══ RECORDS FOR THE TASK ══

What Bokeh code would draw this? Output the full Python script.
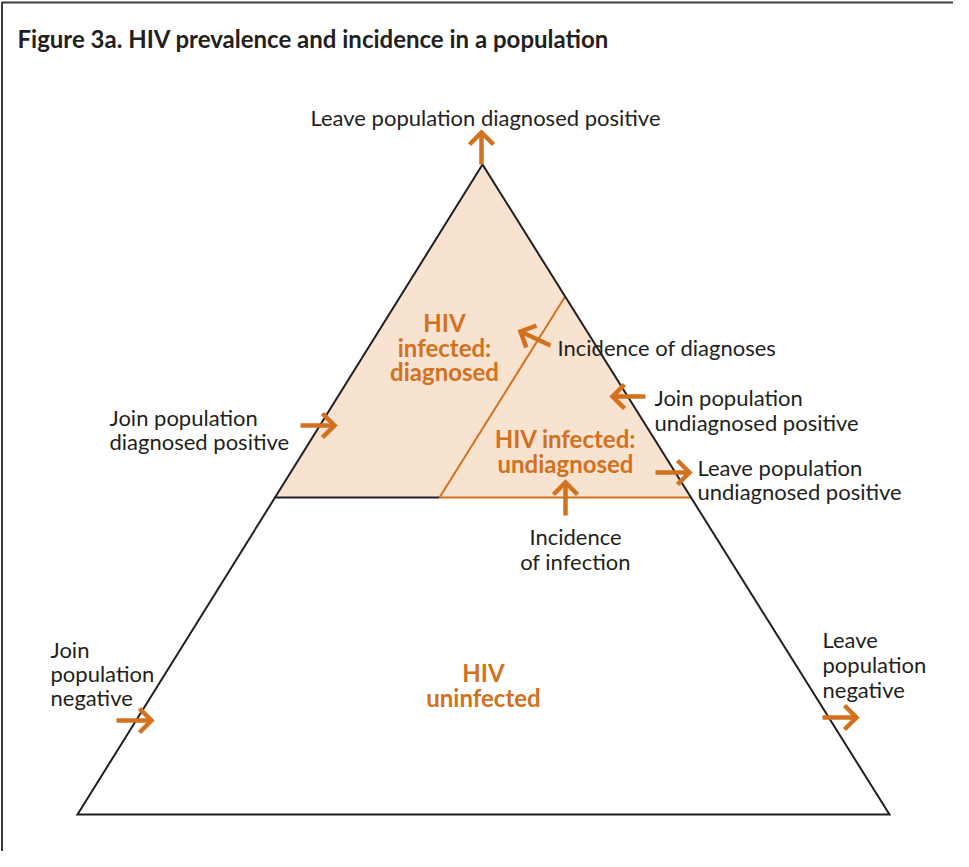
import math
from bokeh.plotting import figure
from bokeh.models import Range1d, ColumnDataSource
from bokeh.core.properties import value
from bokeh.embed import file_html
from bokeh.resources import INLINE

# ---- geometry of the diagram (page pixel space) ----
tri_x = [490, 85, 897]          # apex, bottom-left, bottom-right
tri_y = [172, 822, 822]
cut_y = 505                     # lower edge of the infected zone
split_x = 447                   # where the diagnosed / undiagnosed divider meets the cut
divider_top_y = 304             # divider meets right edge here

# arrows: start -> tip
arrow_x0 = [489, 558, 653, 663, 573, 308, 124, 830]
arrow_y0 = [172, 353, 404, 480, 523, 433, 728, 725]
arrow_x1 = [489, 528, 620, 697, 573, 342, 159, 864]
arrow_y1 = [140, 339, 404, 480, 490, 433, 728, 725]

# plain labels
lab_text = ["Leave population diagnosed positive",
            "Incidence of diagnoses",
            "Join population", "undiagnosed positive",
            "Leave population", "undiagnosed positive",
            "Incidence", "of infection",
            "Join population", "diagnosed positive",
            "Join", "population", "negative",
            "Leave", "population", "negative"]
lab_x = [493, 565, 662, 662, 705, 705, 583, 583, 117, 117, 58, 58, 58, 830, 830, 830]
lab_y = [125, 355, 405, 430, 475, 499, 544, 569, 425, 449, 657, 681, 705, 647, 672, 697]
lab_align = ["center", "left", "left", "left", "left", "left", "center", "center",
             "left", "left", "left", "left", "left", "left", "left", "left"]

# zone labels (bold, orange)
zone_text = ["HIV", "infected:", "diagnosed", "HIV infected:", "undiagnosed", "HIV", "uninfected"]
zone_x = [452, 452, 452, 573, 573, 491, 491]
zone_y = [330, 355, 379, 446, 471, 680, 705]

title = "Figure 3a. HIV prevalence and incidence in a population"

ORANGE = "#D2711E"
PEACH = "#F8E2D0"
INK = "#231F20"
FONT = "Lato"

W, H = 953, 851
p = figure(width=W, height=H, x_range=Range1d(8, 8 + W), y_range=Range1d(8 + H, 8),
           output_backend="svg", toolbar_location=None, min_border=0)
p.axis.visible = False
p.grid.visible = False
p.outline_line_color = None
p.background_fill_color = "white"

# frame
p.line(x=[9.5, 9.5, 8 + W], y=[8 + H, 10, 10], line_color="#3a3a3a", line_width=2)

# helper: x on an edge at a given y
def x_on(xa, ya, xb, yb, y):
    return xa + (xb - xa) * (y - ya) / (yb - ya)

xl_cut = x_on(tri_x[0], tri_y[0], tri_x[1], tri_y[1], cut_y)
xr_cut = x_on(tri_x[0], tri_y[0], tri_x[2], tri_y[2], cut_y)
xr_div = x_on(tri_x[0], tri_y[0], tri_x[2], tri_y[2], divider_top_y)

# triangle fill + infected zone
p.patch(x=tri_x, y=tri_y, fill_color="white", line_color=None)
p.patch(x=[tri_x[0], xl_cut, xr_cut], y=[tri_y[0], cut_y, cut_y], fill_color=PEACH, line_color=None)

# cut lines
p.line(x=[xl_cut, split_x], y=[cut_y, cut_y], line_color=INK, line_width=2)
p.line(x=[split_x, xr_cut], y=[cut_y, cut_y], line_color=ORANGE, line_width=2)
p.line(x=[split_x, xr_div], y=[cut_y, divider_top_y], line_color=ORANGE, line_width=2)

# triangle outline
p.patch(x=tri_x, y=tri_y, fill_color=None, line_color=INK, line_width=2, line_join="miter")

# arrows
p.segment(x0=arrow_x0, y0=arrow_y0, x1=arrow_x1, y1=arrow_y1,
          line_color=ORANGE, line_width=4.5, line_cap="butt")
head_xs, head_ys = [], []
L = 17
for x0, y0, x1, y1 in zip(arrow_x0, arrow_y0, arrow_x1, arrow_y1):
    dx, dy = x1 - x0, y1 - y0
    n = math.hypot(dx, dy)
    ux, uy = dx / n, dy / n
    pts_x, pts_y = [], []
    for s in (1, -1):
        a = s * math.radians(45)
        rx = ux * math.cos(a) - uy * math.sin(a)
        ry = ux * math.sin(a) + uy * math.cos(a)
        pts_x.append(x1 - L * rx)
        pts_y.append(y1 - L * ry)
    head_xs.append([pts_x[0], x1, pts_x[1]])
    head_ys.append([pts_y[0], y1, pts_y[1]])
p.multi_line(xs=head_xs, ys=head_ys, line_color=ORANGE, line_width=4.5, line_join="miter", line_cap="butt")

# labels
src = ColumnDataSource(dict(x=lab_x, y=lab_y, t=lab_text, a=lab_align))
p.text(x="x", y="y", text="t", text_align="a", text_baseline="middle", source=src,
       text_font=value(FONT), text_font_size="22px", text_color=INK)

p.text(x=zone_x, y=zone_y, text=zone_text, text_align="center", text_baseline="middle",
       text_font=value(FONT), text_font_size="24px", text_font_style="bold", text_color=ORANGE)

p.text(x=[25], y=[46], text=[title], text_align="left", text_baseline="middle",
       text_font=value(FONT), text_font_size="24px", text_font_style="bold", text_color=INK)

open("out.html", "w").write(file_html(p, INLINE))
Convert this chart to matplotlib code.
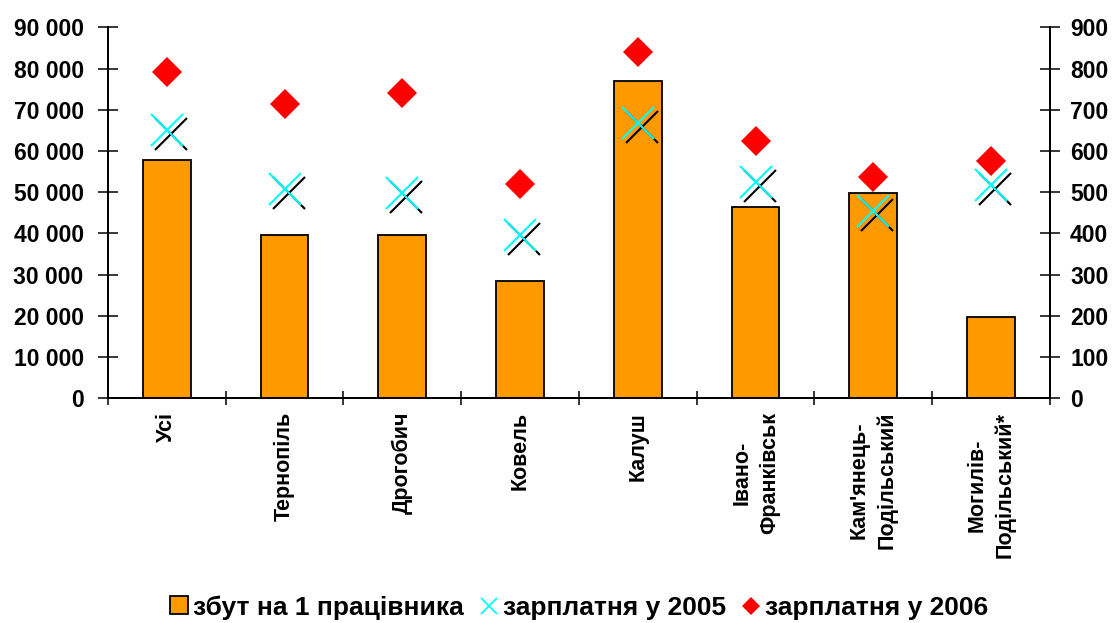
import matplotlib
matplotlib.use("Agg")
import matplotlib.pyplot as plt
import matplotlib.transforms as mtransforms
from matplotlib.ticker import FuncFormatter, FixedLocator
from matplotlib.lines import Line2D
from matplotlib.patches import Patch
import numpy as np

plt.rcParams['font.family'] = ['Liberation Sans', 'DejaVu Sans']
plt.rcParams['font.weight'] = 'bold'

categories = ["Усі", "Тернопіль", "Дрогобич", "Ковель", "Калуш",
              "Івано-\nФранківськ", "Кам'янець-\nПодільський", "Могилів-\nПодільський*"]
sales_per_worker = [57900, 39600, 39600, 28500, 76900, 46300, 49700, 19700]
salary_2005 = [652, 507, 497, 396, 667, 525, 455, 517]
salary_2006 = [792, 715, 740, 521, 841, 624, 537, 575]
left_ticks = [0, 10000, 20000, 30000, 40000, 50000, 60000, 70000, 80000, 90000]
right_ticks = [0, 100, 200, 300, 400, 500, 600, 700, 800, 900]
legend_labels = ["збут на 1 працівника", "зарплатня у 2005", "зарплатня у 2006"]

fig = plt.figure(figsize=(11.14, 6.23), dpi=100)
ax = fig.add_axes([0.0969, 0.361, 0.9425 - 0.0969, 0.956 - 0.361])
ax2 = ax.twinx()

x = np.arange(len(categories))
ax.bar(x, sales_per_worker, width=0.405, color='#FF9900', edgecolor='black',
       linewidth=1.3, zorder=2)

shadow = mtransforms.offset_copy(ax2.transData, fig=fig, x=4, y=-4, units='dots')
ax2.plot(x, salary_2005, linestyle='none', marker='x', markersize=23,
         markeredgewidth=1.5, color='black', transform=shadow, zorder=3)
ax2.plot(x, salary_2005, linestyle='none', marker='x', markersize=23,
         markeredgewidth=1.5, color='#00FFFF', zorder=4)
ax2.plot(x, salary_2006, linestyle='none', marker='D', markersize=15.3,
         color='#FF0000', markeredgewidth=0, zorder=4)

ax.set_xlim(-0.5, len(categories) - 0.5)
ax.set_ylim(left_ticks[0], left_ticks[-1])
ax2.set_ylim(right_ticks[0], right_ticks[-1])

ax.yaxis.set_major_locator(FixedLocator(left_ticks))
ax2.yaxis.set_major_locator(FixedLocator(right_ticks))
ax.yaxis.set_major_formatter(FuncFormatter(lambda v, p: f"{int(v):,}".replace(",", " ")))
ax2.yaxis.set_major_formatter(FuncFormatter(lambda v, p: f"{int(v)}"))

ax.set_xticks(x)
ax.set_xticklabels(categories, rotation=90, fontsize=15.5, fontweight='bold',
                   va='top', ha='center', multialignment='center', linespacing=1.4)
ax.set_xticks(np.arange(len(categories) + 1) - 0.5, minor=True)
ax.tick_params(axis='x', which='major', length=0, pad=10)
ax.tick_params(axis='x', which='minor', direction='inout', length=10, width=1.1)

ax.tick_params(axis='y', direction='inout', length=15, width=1.1, labelsize=16.5, pad=10)
ax2.tick_params(axis='y', direction='inout', length=15, width=1.1, labelsize=16.5, pad=7)
for lab in ax.get_yticklabels() + ax2.get_yticklabels():
    lab.set_fontweight('bold')

for a in (ax, ax2):
    a.spines['top'].set_visible(False)
    for s in ('left', 'right', 'bottom'):
        a.spines[s].set_linewidth(1.3)
        a.spines[s].set_color('black')

handles = [
    Patch(facecolor='#FF9900', edgecolor='black', linewidth=1.3),
    Line2D([], [], linestyle='none', marker='x', markersize=11, markeredgewidth=1.3, color='#00FFFF'),
    Line2D([], [], linestyle='none', marker='D', markersize=8.7, markeredgewidth=0, color='#FF0000'),
]
fig.legend(handles, legend_labels, loc='center', bbox_to_anchor=(0.520, 0.025), ncol=3,
           frameon=False, prop={'family': 'Liberation Sans', 'weight': 'bold', 'size': 19},
           handlelength=0.68, handleheight=0.68, handletextpad=0.2, columnspacing=0.6,
           borderpad=0)

fig.savefig("out.png", dpi=100)
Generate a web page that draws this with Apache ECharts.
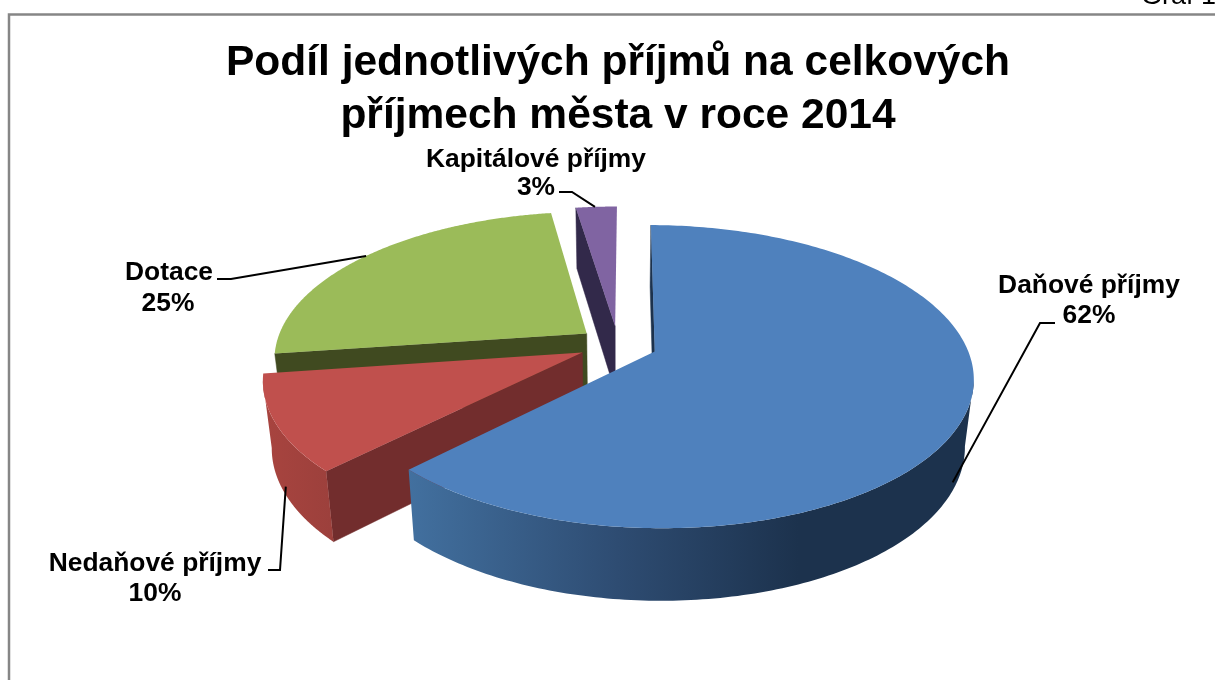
<!DOCTYPE html>
<html>
<head>
<meta charset="utf-8">
<title>Graf 1</title>
<style>
  html, body { margin: 0; padding: 0; background: #fff; overflow: hidden; }
  #chart { width: 1215px; height: 680px; }
</style>
<script src="https://cdn.jsdelivr.net/npm/echarts@6/dist/echarts.min.js"></script>
</head>
<body>
<div id="chart"></div>
<script>
// data
var categories = ['Daňové příjmy', 'Nedaňové příjmy', 'Dotace', 'Kapitálové příjmy'];
var shares = [62.4, 10.3, 24.8, 2.5];
var titleLines = ['Podíl jednotlivých příjmů na celkových', 'příjmech města v roce 2014'];

// colours per slice
var topColors = ['#4f81bd', '#c0504d', '#9bbb59', '#8064a2'];
var wallColors = ['#1c324d', '#722d2d', '#404a20', '#32294a'];
var sideStops = [
  [[0, '#42709f'], [0.37, '#2e4c72'], [0.69, '#1c324d'], [1, '#1c324d']],
  [[0, '#a8443f'], [1, '#9c403c']],
  [[0, '#404a20'], [1, '#404a20']],
  [[0, '#32294a'], [1, '#32294a']]
];
// back to front: purple, green, red, blue
var drawOrder = [40, 30, 20, 10];

// label layout: text centre, leader elbow points, where the leader touches the slice (angle, depth)
var labelAt = [[1089, 285.5], [155, 563.5], [169, 272.5], [536, 159.5]];
var percentAt = [[1089, 315.5], [155, 593.5], [168, 303.5], [536, 187.5]];
var leaderElbow = [
  [[1055, 323], [1040, 323]],
  [[268, 570], [280, 570]],
  [[217, 279], [231, 279]],
  [[559, 192], [572, 192]]
];
var leaderTouch = [[117, 0.85], [242, 0.85], [307, 0], [355.5, 0]];

// fake 3D projection of the pie, the lower disc is a bit narrower than the top one
var pie = { cx: 618, cy: 344.3, rx: 311, ry: 145, persp: 0.165, depth: 66, shrink: 0.025, explode: 0.127, start: 0.3 };

function project(m, r, deg, z) {
  var a = deg * Math.PI / 180, mid = m * Math.PI / 180;
  var u = pie.explode * Math.sin(mid) + r * Math.sin(a);
  var v = pie.explode * Math.cos(mid) + r * Math.cos(a);
  var s = 1 / (1 + pie.persp * v);
  return [pie.cx + pie.rx * u * s * (1 - z * pie.shrink), pie.cy - pie.ry * v * s + z * pie.depth * Math.sqrt(s)];
}

var total = shares.reduce(function (a, b) { return a + b; }, 0);
var ranges = [];
shares.reduce(function (acc, v) {
  var next = acc + v / total * 360;
  ranges.push([acc, next]);
  return next;
}, pie.start);

function renderSlice(params, api) {
  var i = params.dataIndex;
  var from = ranges[i][0], to = ranges[i][1], m = (from + to) / 2;
  var base = drawOrder[i];
  var kids = [];

  // from this view only the wall on the starting edge of a slice shows
  kids.push({
    type: 'polygon', z2: base + 1,
    shape: { points: [project(m, 0, from, 0), project(m, 1, from, 0), project(m, 1, from, 1), project(m, 0, from, 1)] },
    style: { fill: wallColors[i], stroke: wallColors[i], lineWidth: 0.5 }
  });

  // rim: keep only the part turned to the viewer (x falls while the angle grows)
  var up = [], down = [], steps = 240, prev = null;
  for (var k = 0; k <= steps; k++) {
    var deg = from + (to - from) * k / steps;
    var p = project(m, 1, deg, 0);
    if (prev && p[0] < prev[0]) {
      if (!up.length) { up.push(prev); down.push(project(m, 1, deg - (to - from) / steps, 1)); }
      up.push(p);
      down.push(project(m, 1, deg, 1));
    }
    prev = p;
  }
  if (up.length) {
    var stops = sideStops[i].map(function (s) { return { offset: s[0], color: s[1] }; });
    kids.push({
      type: 'polygon', z2: base + 2,
      shape: { points: up.concat(down.reverse()) },
      style: { fill: { type: 'linear', x: 0, y: 0, x2: 1, y2: 0, colorStops: stops } }
    });
  }

  var top = [project(m, 0, from, 0)];
  for (var t = 0; t <= steps; t++) top.push(project(m, 1, from + (to - from) * t / steps, 0));
  kids.push({ type: 'polygon', z2: base + 3, shape: { points: top }, style: { fill: topColors[i] } });

  // leader and data label
  var touch = project(m, 1, leaderTouch[i][0], leaderTouch[i][1]);
  kids.push({
    type: 'polyline', z2: 400,
    shape: { points: leaderElbow[i].concat([touch]) },
    style: { stroke: '#000', lineWidth: 2, fill: null }
  });
  var font = 'bold 26.4px "Liberation Sans", Arial, sans-serif';
  kids.push({
    type: 'text', z2: 401, x: labelAt[i][0], y: labelAt[i][1],
    style: { text: categories[i], font: font, fill: '#000', align: 'center', verticalAlign: 'middle' }
  });
  kids.push({
    type: 'text', z2: 401, x: percentAt[i][0], y: percentAt[i][1],
    style: { text: Math.round(api.value(0) / total * 100) + '%', font: font, fill: '#000', align: 'center', verticalAlign: 'middle' }
  });
  return { type: 'group', children: kids };
}

var chart = echarts.init(document.getElementById('chart'), null, { renderer: 'canvas' });
chart.setOption({
  animation: false,
  backgroundColor: '#fff',
  title: {
    text: titleLines.join('\n'),
    left: 613, top: 32, textAlign: 'center',
    textStyle: { fontFamily: '"Liberation Sans", Arial, sans-serif', fontWeight: 'bold', fontSize: 42.5, lineHeight: 53, color: '#000' }
  },
  graphic: [
    { type: 'polyline', silent: true, shape: { points: [[9, 680], [9, 14.5], [1215, 14.5]] }, style: { stroke: '#868686', lineWidth: 2.5, fill: null } },
    { type: 'text', silent: true, left: 1141, top: -17, style: { text: 'Graf 1', font: '27px "Liberation Sans", Arial, sans-serif', fill: '#000' } }
  ],
  series: [{
    type: 'custom',
    coordinateSystem: 'none',
    silent: true,
    renderItem: renderSlice,
    data: shares.map(function (v, i) { return { name: categories[i], value: [v] }; })
  }]
});
</script>
</body>
</html>
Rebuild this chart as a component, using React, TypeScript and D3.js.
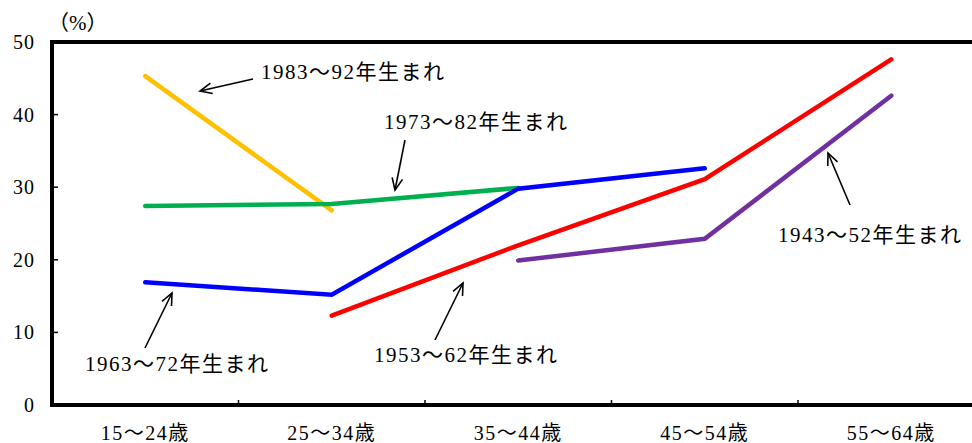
import React from 'react';
import * as d3 from 'd3';

const categories = ['15〜24歳', '25〜34歳', '35〜44歳', '45〜54歳', '55〜64歳'];
const yTicks = [0, 10, 20, 30, 40, 50];

const cohort1983 = [45.3, 26.8, null, null, null];
const cohort1973 = [27.4, 27.7, 29.9, null, null];
const cohort1963 = [16.9, 15.2, 29.8, 32.6, null];
const cohort1953 = [null, 12.3, 22.0, 31.1, 47.6];
const cohort1943 = [null, null, 19.9, 22.9, 42.6];

const seriesNames = ['1983〜92年生まれ', '1973〜82年生まれ', '1963〜72年生まれ', '1953〜62年生まれ', '1943〜52年生まれ'];
const seriesValues = [cohort1983, cohort1973, cohort1963, cohort1953, cohort1943];
const seriesColors = ['#FFC000', '#00B050', '#0000FF', '#FF0000', '#7030A0'];

// label placement: text anchor point and arrow (from -> to)
const labelLayout = [
  { tx: 261, ty: 72, x1: 253, y1: 79, x2: 200, y2: 91 },
  { tx: 384, ty: 122, x1: 405, y1: 140, x2: 395, y2: 190 },
  { tx: 85, ty: 364, x1: 145, y1: 348, x2: 172, y2: 293 },
  { tx: 374, ty: 355, x1: 435, y1: 340, x2: 463, y2: 283 },
  { tx: 778, ty: 235, x1: 850, y1: 205, x2: 828, y2: 153 },
];

const W = 972;
const H = 443;
const left = 52;
const top = 42;
const bottom = 405;
const bandW = 186.5;

const FONT = '"Liberation Serif", "DejaVu Serif", "Noto Sans CJK JP", serif';

export default function App() {
  const x = d3
    .scaleBand<string>()
    .domain(categories)
    .range([left, left + bandW * categories.length])
    .padding(0);
  const y = d3.scaleLinear().domain([0, 50]).range([bottom, top]);
  const cx = (c: string) => (x(c) as number) + x.bandwidth() / 2;

  const line = d3
    .line<number | null>()
    .defined((d) => d !== null)
    .x((_, i) => cx(categories[i]))
    .y((d) => y(d as number));

  const right = left + bandW * categories.length;

  const arrowHead = (x1: number, y1: number, x2: number, y2: number) => {
    const ang = Math.atan2(y1 - y2, x1 - x2);
    const len = 13;
    const spread = 0.42;
    const a = [x2 + len * Math.cos(ang + spread), y2 + len * Math.sin(ang + spread)];
    const b = [x2 + len * Math.cos(ang - spread), y2 + len * Math.sin(ang - spread)];
    return `M${a[0]},${a[1]}L${x2},${y2}L${b[0]},${b[1]}`;
  };

  return (
    <svg
      width={W}
      height={H}
      style={{ position: 'absolute', left: 0, top: 0, background: '#fff' }}
      fontFamily={FONT}
    >
      <rect x={0} y={0} width={W} height={H} fill="#fff" />
      {/* y tick marks and labels */}
      {yTicks.map((t) => (
        <g key={t}>
          {t > 0 && t < 50 && (
            <line x1={left} x2={left + 6} y1={y(t)} y2={y(t)} stroke="#000" strokeWidth={1.5} />
          )}
          <text
            x={35}
            y={y(t)}
            textAnchor="end"
            dominantBaseline="central"
            fontSize={20}
            letterSpacing={1}
            fill="#000"
          >
            {t}
          </text>
        </g>
      ))}
      <text x={48} y={23} dominantBaseline="central" fontSize={21} fill="#000">
        （%）
      </text>
      {/* x tick marks between categories */}
      {categories.slice(1).map((c) => (
        <line key={c} x1={x(c)} x2={x(c)} y1={bottom} y2={bottom - 5} stroke="#000" strokeWidth={1.5} />
      ))}
      {categories.map((c) => (
        <text
          key={c}
          x={cx(c)}
          y={433}
          textAnchor="middle"
          dominantBaseline="central"
          fontSize={20}
          letterSpacing={1.5}
          fill="#000"
        >
          {c}
        </text>
      ))}
      {/* plot frame */}
      <path
        d={`M${right},${top}H${left}V${bottom}H${right}`}
        fill="none"
        stroke="#000"
        strokeWidth={4}
        strokeLinejoin="miter"
      />
      {/* cohort lines */}
      {seriesValues.map((vals, i) => (
        <path
          key={seriesNames[i]}
          d={line(vals) || ''}
          fill="none"
          stroke={seriesColors[i]}
          strokeWidth={4.5}
          strokeLinecap="round"
          strokeLinejoin="miter"
        />
      ))}
      {/* cohort labels with arrows */}
      {labelLayout.map((l, i) => (
        <g key={seriesNames[i]}>
          <line x1={l.x1} y1={l.y1} x2={l.x2} y2={l.y2} stroke="#000" strokeWidth={1.6} />
          <path d={arrowHead(l.x1, l.y1, l.x2, l.y2)} fill="none" stroke="#000" strokeWidth={1.6} />
          <text
            x={l.tx}
            y={l.ty}
            dominantBaseline="central"
            fontSize={21}
            letterSpacing={1.5}
            fill="#000"
          >
            {seriesNames[i]}
          </text>
        </g>
      ))}
    </svg>
  );
}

═══

Reproduce exactly the section that begins with the line containing "Convert this chart to matplotlib code." and ends with the line containing "linewidth=1.3, zorder=2)". Both boundary lines belong in the copy, but pictures do not.

* **RIGHT ANSWER**:
Convert this chart to matplotlib code.
import matplotlib
matplotlib.use("Agg")
import matplotlib.pyplot as plt
import matplotlib.transforms as mtransforms
from matplotlib.ticker import FuncFormatter, FixedLocator
from matplotlib.lines import Line2D
from matplotlib.patches import Patch
import numpy as np

plt.rcParams['font.family'] = ['Liberation Sans', 'DejaVu Sans']
plt.rcParams['font.weight'] = 'bold'

categories = ["Усі", "Тернопіль", "Дрогобич", "Ковель", "Калуш",
              "Івано-\nФранківськ", "Кам'янець-\nПодільський", "Могилів-\nПодільський*"]
sales_per_worker = [57900, 39600, 39600, 28500, 76900, 46300, 49700, 19700]
salary_2005 = [652, 507, 497, 396, 667, 525, 455, 517]
salary_2006 = [792, 715, 740, 521, 841, 624, 537, 575]
left_ticks = [0, 10000, 20000, 30000, 40000, 50000, 60000, 70000, 80000, 90000]
right_ticks = [0, 100, 200, 300, 400, 500, 600, 700, 800, 900]
legend_labels = ["збут на 1 працівника", "зарплатня у 2005", "зарплатня у 2006"]

fig = plt.figure(figsize=(11.14, 6.23), dpi=100)
ax = fig.add_axes([0.0969, 0.361, 0.9425 - 0.0969, 0.956 - 0.361])
ax2 = ax.twinx()

x = np.arange(len(categories))
ax.bar(x, sales_per_worker, width=0.405, color='#FF9900', edgecolor='black',
       linewidth=1.3, zorder=2)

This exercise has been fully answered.